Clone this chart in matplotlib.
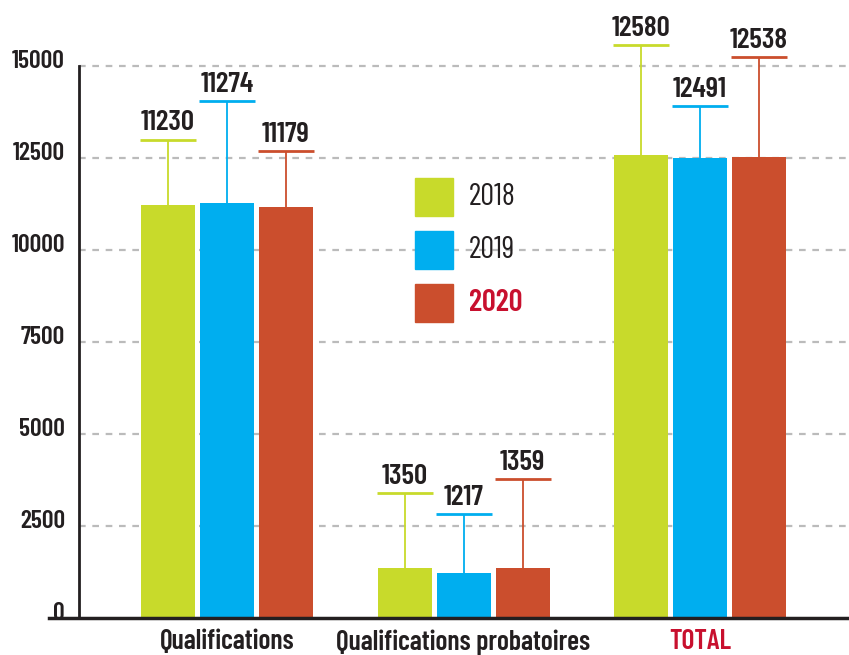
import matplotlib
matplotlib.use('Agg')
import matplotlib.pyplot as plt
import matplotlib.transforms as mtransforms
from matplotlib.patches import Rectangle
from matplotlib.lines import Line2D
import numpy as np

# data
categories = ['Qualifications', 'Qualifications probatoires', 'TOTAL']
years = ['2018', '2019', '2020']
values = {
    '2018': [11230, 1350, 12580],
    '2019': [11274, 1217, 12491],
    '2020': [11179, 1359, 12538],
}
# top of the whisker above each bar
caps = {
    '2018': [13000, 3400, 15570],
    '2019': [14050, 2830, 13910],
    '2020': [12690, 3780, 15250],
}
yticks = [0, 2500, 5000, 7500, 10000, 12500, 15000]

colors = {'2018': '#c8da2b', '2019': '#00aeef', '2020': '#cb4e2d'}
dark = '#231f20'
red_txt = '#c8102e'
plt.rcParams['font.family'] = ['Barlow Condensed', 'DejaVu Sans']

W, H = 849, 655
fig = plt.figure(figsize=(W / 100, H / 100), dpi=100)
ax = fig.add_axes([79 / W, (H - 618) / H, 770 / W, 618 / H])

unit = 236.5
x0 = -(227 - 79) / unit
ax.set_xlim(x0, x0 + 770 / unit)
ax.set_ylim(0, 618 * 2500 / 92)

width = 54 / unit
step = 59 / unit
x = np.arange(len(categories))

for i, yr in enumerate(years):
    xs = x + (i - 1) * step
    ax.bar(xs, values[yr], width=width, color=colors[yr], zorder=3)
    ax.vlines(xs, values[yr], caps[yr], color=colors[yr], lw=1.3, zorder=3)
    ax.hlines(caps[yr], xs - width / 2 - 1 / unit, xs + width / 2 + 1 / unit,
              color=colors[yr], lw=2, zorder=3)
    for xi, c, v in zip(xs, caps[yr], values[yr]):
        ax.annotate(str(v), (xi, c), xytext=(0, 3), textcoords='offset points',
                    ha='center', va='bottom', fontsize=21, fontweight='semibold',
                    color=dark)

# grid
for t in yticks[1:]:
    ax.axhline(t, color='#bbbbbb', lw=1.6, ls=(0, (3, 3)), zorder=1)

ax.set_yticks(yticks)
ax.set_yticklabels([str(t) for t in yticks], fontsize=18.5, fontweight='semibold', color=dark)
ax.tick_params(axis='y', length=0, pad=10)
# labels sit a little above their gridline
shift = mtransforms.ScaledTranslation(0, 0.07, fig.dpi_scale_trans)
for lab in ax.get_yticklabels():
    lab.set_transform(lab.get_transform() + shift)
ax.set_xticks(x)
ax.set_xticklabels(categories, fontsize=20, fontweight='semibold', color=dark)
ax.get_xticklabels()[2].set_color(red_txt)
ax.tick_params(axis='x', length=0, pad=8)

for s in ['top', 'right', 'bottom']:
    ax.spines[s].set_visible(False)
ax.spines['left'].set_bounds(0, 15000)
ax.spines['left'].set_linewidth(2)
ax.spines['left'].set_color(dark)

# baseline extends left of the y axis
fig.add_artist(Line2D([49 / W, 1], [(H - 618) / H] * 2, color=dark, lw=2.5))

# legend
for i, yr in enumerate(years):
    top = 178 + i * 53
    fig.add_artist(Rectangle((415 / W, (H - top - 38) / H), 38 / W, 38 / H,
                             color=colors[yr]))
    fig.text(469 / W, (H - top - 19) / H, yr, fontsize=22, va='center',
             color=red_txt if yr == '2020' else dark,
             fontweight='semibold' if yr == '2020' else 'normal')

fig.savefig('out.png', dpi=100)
———
# TASK:
Leave out the pictures and repeat exactly the lines from the start of the material through the line that contains "import numpy as np", both included.

# RESULT:
Clone this chart in matplotlib.
import matplotlib
matplotlib.use('Agg')
import matplotlib.pyplot as plt
import matplotlib.transforms as mtransforms
from matplotlib.patches import Rectangle
from matplotlib.lines import Line2D
import numpy as np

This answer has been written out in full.